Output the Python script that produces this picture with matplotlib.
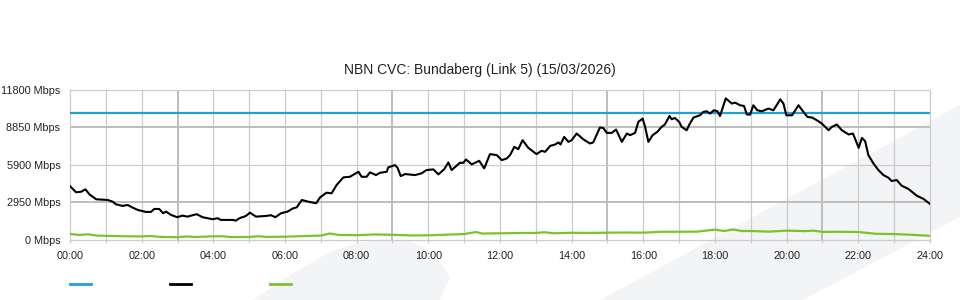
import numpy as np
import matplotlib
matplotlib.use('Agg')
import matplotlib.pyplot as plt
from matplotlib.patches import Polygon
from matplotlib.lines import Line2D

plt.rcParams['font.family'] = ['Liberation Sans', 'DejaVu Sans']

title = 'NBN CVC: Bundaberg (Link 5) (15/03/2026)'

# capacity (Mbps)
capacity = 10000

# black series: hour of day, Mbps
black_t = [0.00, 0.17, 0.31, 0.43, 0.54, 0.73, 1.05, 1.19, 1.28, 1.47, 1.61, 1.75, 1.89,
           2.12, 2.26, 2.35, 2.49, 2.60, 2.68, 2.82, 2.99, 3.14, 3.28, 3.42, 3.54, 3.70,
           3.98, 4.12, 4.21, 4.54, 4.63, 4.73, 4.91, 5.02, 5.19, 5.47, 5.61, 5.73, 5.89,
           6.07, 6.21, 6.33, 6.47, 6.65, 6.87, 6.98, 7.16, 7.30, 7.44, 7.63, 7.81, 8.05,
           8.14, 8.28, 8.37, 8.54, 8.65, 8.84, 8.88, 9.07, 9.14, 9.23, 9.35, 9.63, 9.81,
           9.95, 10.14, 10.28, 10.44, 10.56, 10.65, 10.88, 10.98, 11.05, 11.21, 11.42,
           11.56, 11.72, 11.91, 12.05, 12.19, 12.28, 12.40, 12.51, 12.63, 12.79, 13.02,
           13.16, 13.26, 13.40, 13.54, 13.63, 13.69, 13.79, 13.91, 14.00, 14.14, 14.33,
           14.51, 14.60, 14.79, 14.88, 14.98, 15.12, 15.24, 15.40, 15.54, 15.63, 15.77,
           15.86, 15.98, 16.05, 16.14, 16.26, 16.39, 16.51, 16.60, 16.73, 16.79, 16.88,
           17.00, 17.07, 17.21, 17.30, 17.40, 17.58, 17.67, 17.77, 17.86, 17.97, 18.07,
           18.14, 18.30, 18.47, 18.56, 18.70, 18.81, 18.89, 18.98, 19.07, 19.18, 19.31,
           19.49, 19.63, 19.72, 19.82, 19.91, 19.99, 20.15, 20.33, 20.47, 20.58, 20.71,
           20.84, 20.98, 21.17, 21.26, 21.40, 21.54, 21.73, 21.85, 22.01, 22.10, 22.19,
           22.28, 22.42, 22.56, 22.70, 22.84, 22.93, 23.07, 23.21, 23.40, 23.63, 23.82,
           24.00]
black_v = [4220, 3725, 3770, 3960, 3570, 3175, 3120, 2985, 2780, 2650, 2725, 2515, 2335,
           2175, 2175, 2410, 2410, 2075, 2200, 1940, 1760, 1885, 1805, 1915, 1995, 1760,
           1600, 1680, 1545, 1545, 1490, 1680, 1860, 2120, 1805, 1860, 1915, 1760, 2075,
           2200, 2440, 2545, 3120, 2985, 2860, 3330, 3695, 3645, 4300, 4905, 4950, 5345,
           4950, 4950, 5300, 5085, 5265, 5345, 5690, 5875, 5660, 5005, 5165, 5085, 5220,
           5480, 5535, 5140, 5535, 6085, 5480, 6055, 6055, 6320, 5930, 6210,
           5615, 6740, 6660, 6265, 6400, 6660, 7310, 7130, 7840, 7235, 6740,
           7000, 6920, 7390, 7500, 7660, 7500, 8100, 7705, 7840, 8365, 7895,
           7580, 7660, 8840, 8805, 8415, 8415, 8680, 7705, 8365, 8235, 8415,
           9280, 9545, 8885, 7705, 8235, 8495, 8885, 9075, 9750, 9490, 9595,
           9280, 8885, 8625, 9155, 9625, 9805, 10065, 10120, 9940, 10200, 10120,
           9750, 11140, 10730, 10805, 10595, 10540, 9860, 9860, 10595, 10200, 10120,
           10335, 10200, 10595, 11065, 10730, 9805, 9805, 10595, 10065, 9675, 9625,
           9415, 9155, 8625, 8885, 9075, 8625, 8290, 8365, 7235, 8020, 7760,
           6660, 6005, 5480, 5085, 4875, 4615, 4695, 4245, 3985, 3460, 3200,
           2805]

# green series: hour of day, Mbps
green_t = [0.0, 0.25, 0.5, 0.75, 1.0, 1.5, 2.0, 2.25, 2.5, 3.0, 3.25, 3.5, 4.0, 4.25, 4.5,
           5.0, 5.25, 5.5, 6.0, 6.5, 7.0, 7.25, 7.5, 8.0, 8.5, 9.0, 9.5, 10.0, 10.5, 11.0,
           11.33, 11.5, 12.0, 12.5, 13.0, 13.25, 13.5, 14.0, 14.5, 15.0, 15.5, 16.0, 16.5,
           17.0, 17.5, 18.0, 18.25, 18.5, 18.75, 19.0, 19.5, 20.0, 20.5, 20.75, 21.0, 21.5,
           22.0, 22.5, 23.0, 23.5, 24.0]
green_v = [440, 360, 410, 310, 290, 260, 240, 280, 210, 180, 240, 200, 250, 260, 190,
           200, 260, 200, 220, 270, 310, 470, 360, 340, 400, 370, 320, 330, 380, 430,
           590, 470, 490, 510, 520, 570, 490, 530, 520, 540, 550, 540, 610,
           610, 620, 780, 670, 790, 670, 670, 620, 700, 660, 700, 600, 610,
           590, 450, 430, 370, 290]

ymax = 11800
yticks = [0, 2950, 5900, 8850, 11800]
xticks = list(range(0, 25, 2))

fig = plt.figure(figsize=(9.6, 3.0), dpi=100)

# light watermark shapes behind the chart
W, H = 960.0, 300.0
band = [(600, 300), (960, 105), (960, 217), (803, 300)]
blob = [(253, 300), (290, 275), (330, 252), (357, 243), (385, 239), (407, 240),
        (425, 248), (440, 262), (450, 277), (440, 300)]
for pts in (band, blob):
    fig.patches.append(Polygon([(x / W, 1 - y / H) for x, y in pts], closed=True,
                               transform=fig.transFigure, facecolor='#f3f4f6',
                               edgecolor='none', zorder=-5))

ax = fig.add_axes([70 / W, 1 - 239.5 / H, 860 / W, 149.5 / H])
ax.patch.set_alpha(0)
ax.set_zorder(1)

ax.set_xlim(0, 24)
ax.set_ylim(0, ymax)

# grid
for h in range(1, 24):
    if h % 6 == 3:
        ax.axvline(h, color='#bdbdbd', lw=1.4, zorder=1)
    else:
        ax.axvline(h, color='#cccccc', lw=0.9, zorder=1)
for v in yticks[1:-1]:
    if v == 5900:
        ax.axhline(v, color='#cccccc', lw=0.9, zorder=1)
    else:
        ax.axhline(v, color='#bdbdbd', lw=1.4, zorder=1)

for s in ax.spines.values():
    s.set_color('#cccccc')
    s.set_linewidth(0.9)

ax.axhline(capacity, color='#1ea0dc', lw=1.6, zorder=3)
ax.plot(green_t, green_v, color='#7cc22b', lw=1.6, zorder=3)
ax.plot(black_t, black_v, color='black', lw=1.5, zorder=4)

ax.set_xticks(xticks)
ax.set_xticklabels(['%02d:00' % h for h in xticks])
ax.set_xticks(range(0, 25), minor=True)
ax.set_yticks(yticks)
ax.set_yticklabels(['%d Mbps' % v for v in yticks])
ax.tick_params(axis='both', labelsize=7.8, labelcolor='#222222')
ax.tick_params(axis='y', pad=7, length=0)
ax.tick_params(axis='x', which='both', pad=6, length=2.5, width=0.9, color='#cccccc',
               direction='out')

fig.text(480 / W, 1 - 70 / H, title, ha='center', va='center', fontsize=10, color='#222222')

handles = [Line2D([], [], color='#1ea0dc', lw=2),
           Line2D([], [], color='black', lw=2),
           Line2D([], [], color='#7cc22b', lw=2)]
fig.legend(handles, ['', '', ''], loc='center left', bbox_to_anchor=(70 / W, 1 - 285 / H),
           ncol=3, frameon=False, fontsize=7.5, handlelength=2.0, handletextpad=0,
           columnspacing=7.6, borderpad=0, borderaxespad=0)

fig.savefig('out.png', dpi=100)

- [Task requirements]: Reproduce the material above exactly, first line through the line that contains "from matplotlib.lines import Line2D", minus the pictures.

- [Answer to the problem]:
Output the Python script that produces this picture with matplotlib.
import numpy as np
import matplotlib
matplotlib.use('Agg')
import matplotlib.pyplot as plt
from matplotlib.patches import Polygon
from matplotlib.lines import Line2D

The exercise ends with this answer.